For reasons which will remain forever mysterious, some 8,456,934 people were persuaded to vote Labour in that election, giving the party 27.6 per cent of the vote and a total of 209 seats. The newly formed SDP/Liberal Alliance were but inches behind them, with 7,780,949 voters and 25.4 per cent of the vote. They managed to secure just 23 seats, however, despite having almost doubled their vote from 1979.

Why am I bothering you with this arcane electoral history? Because it strikes me that Reform may be in a similar situation to the one in which the Alliance found itself 41 years ago – and the problem with Reform, in our electoral system, is the same one which bedevilled the Alliance: the absence of a true geographical heartland.

Back then, the Liberals could count on the West Country, a few affluent city suburbs and one or two seats in the old nonconformist Yorkshire and Lancashire mill towns. The SDP brought to the party an extra three million or so votes – but they were catastrophically dispersed, as well as being divided between moderates who had despaired of the Labour party and traditional Tories still pining for Rab Butler. The result was 23 seats, the majority of them in Liberal strongholds.

It is surely likewise with Reform. The closest the party has to a genuine geographical base are the poorer parts of our eastern seaboard, from Thanet to Ashington, taking in the Thames estuary towns (such as Clacton, wisely snaffled up by Nigel Farage) and areas adjacent to the east coast which have had large amounts of immigration imposed upon them, such as Boston in Lincolnshire. But it is not really a geographical stronghold per se even here – not in the same way that the rural shires are a Tory stronghold, for example. For a while Ukip and the Brexit party might have pointed to those Red Wall seats as a kind of embryonic stronghold, but not now, I don’t think – and even in 2019 they did not actually take a single seat.

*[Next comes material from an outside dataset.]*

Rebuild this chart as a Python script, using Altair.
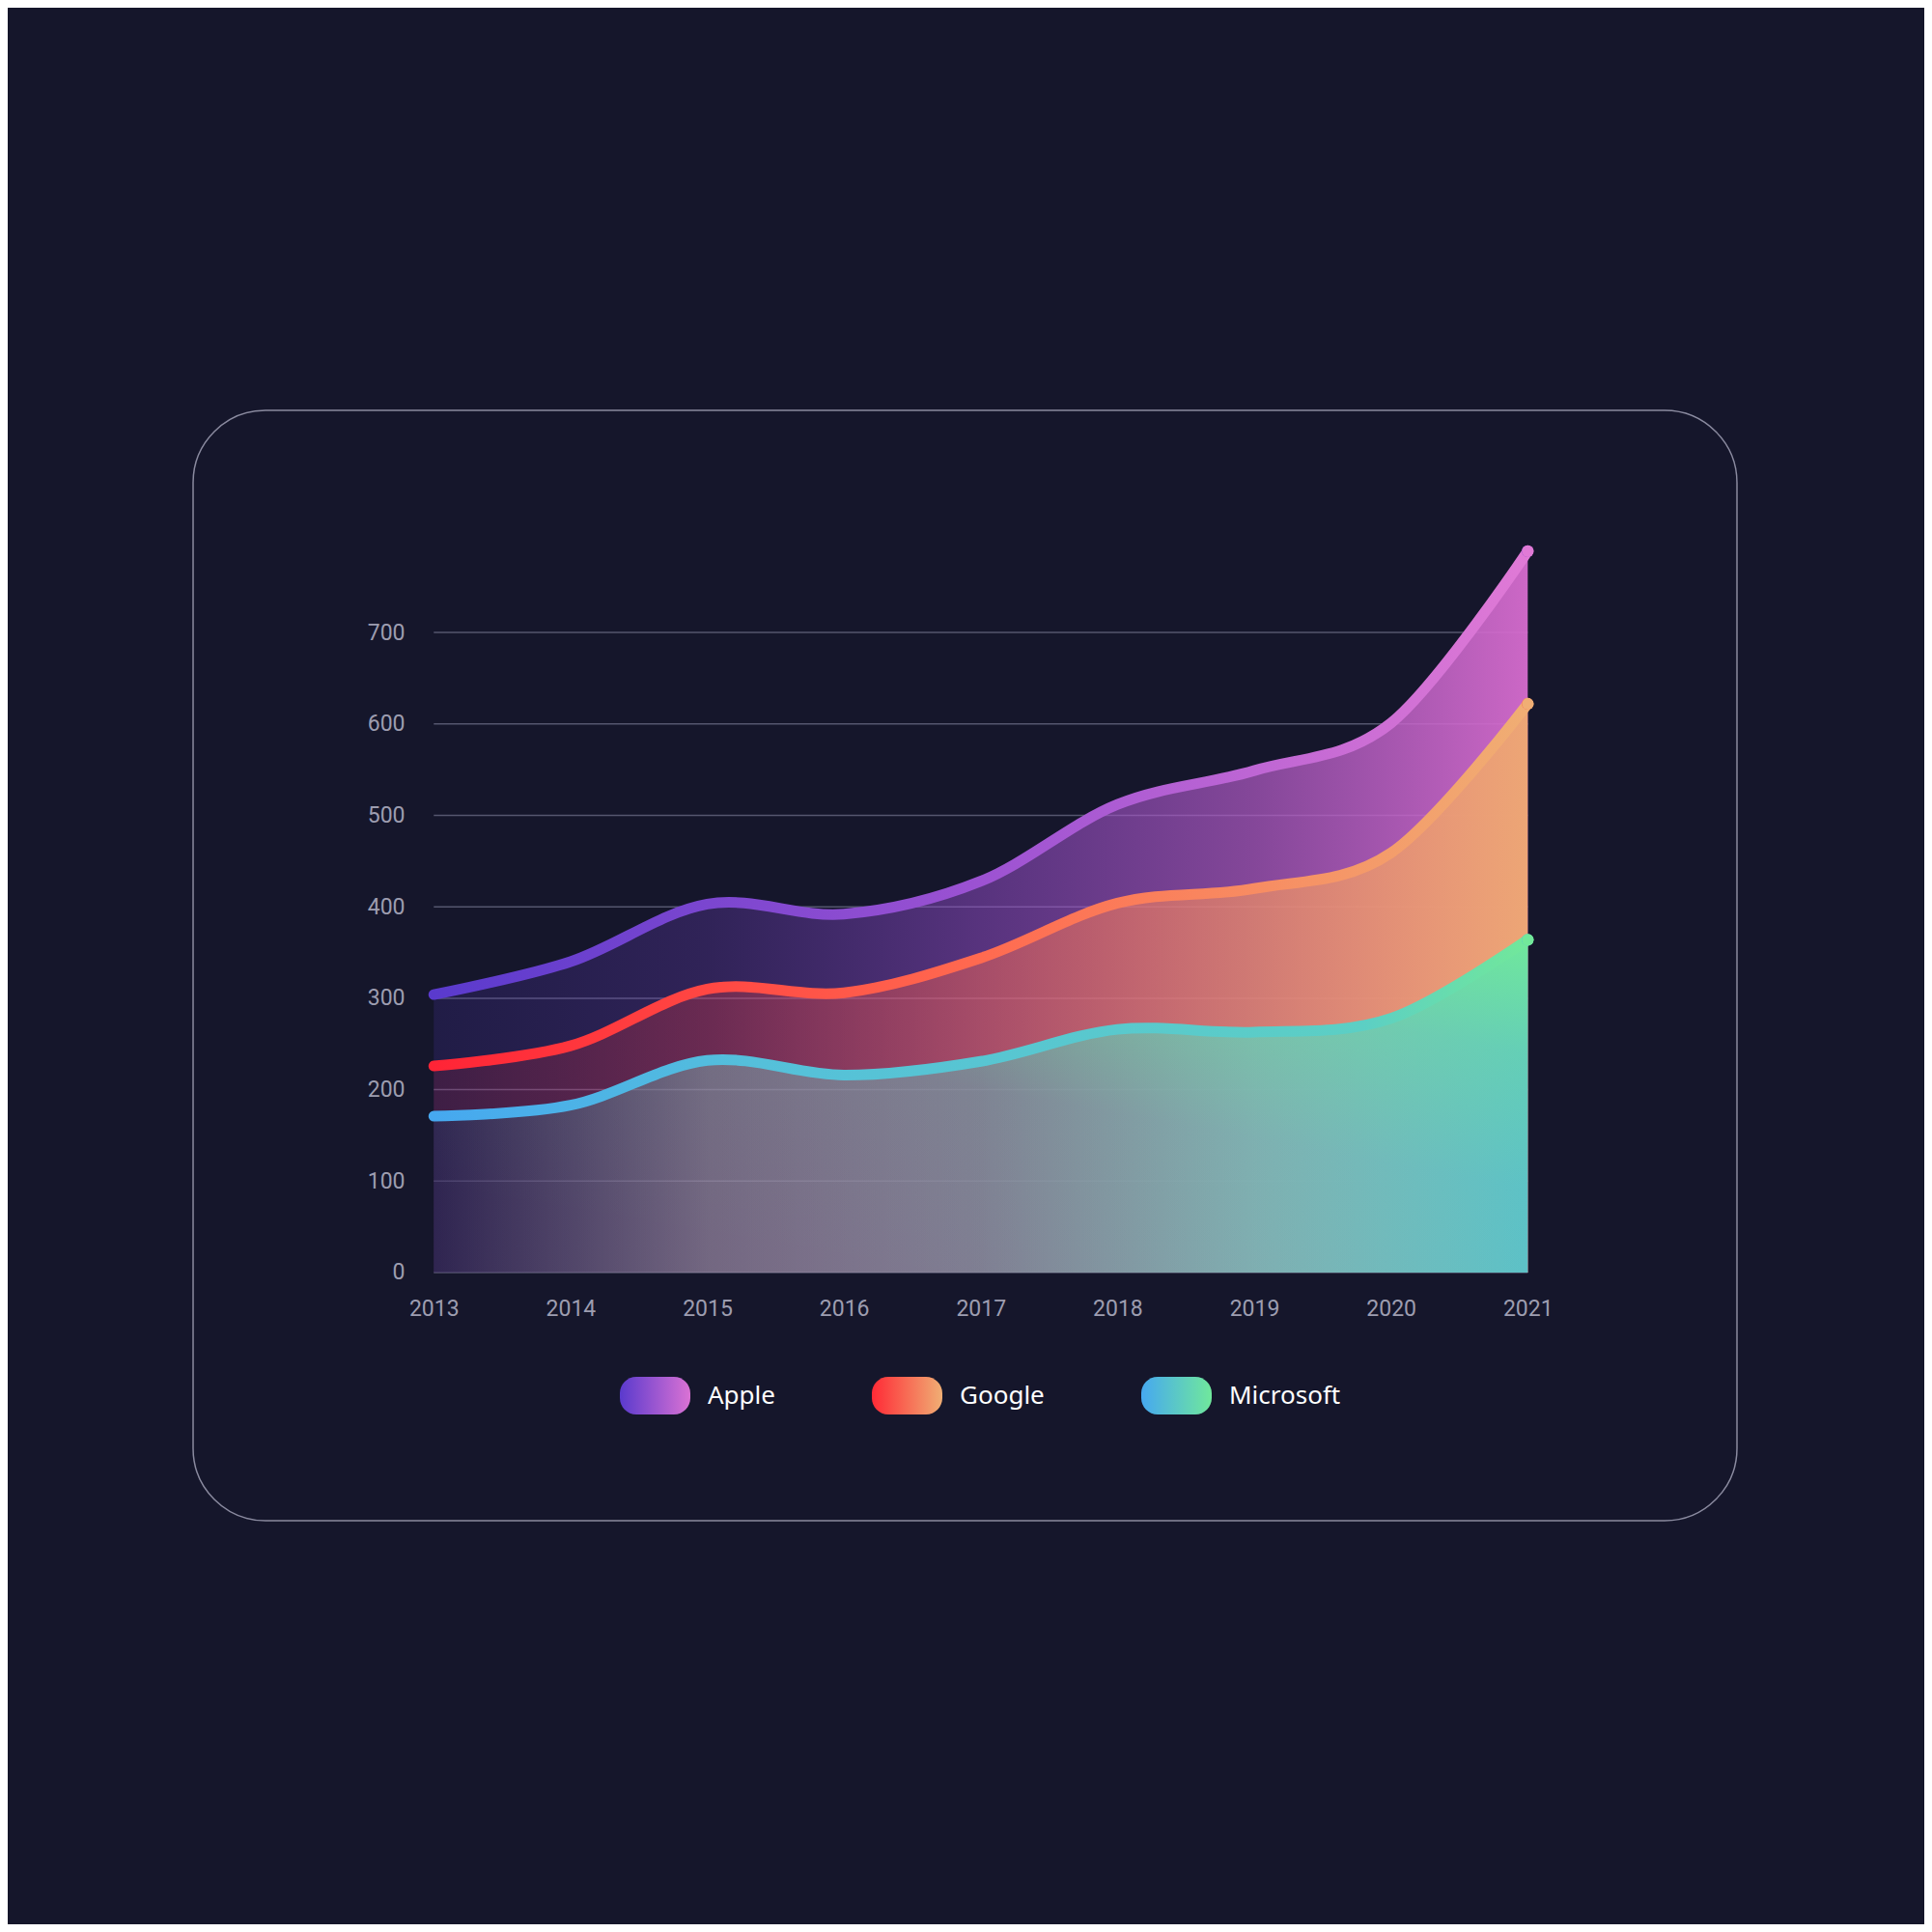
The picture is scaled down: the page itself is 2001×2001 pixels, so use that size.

‘I’m really excited about being apathetic.’

My suspicion is that while the Reform vote may indeed continue to climb and climb, despite the fury and odium poured upon Farage and the party by the Conservative-supporting press, to have a presence in parliament its opinion poll standing would need to be more than double the current 18 per cent or so – and even then they still wouldn’t get many seats.

I say all this not to denigrate Reform at all, nor to deter people from voting for the party. Both Richard Tice and Nigel Farage have done an extraordinary job from not far short of a standing start, whatever you may think of their policies. It is simply about the chronic unfairness of our electoral system – one which can reward the Scottish National party with 48 seats when it achieves less than 4 per cent of the vote, but would likely give Reform no seats at all for winning 18 per cent of the vote. That, I would suggest, is an absurdity.

As a member of the SDP, I sometimes become impatient with the insouciance of the party at failing to break through, despite having policies with which a good half of the population are in full accord. ‘It will take time,’ I’m assured – and it is a geographical base which is needed. We’ve begun that in Leeds (quite impressively) and South Yorkshire, but there is, er, a certain distance still to be travelled. That democratic revolution we saw in mainland Europe cannot, de facto, be replicated here, even if – as I suspect – a majority of voters would welcome it.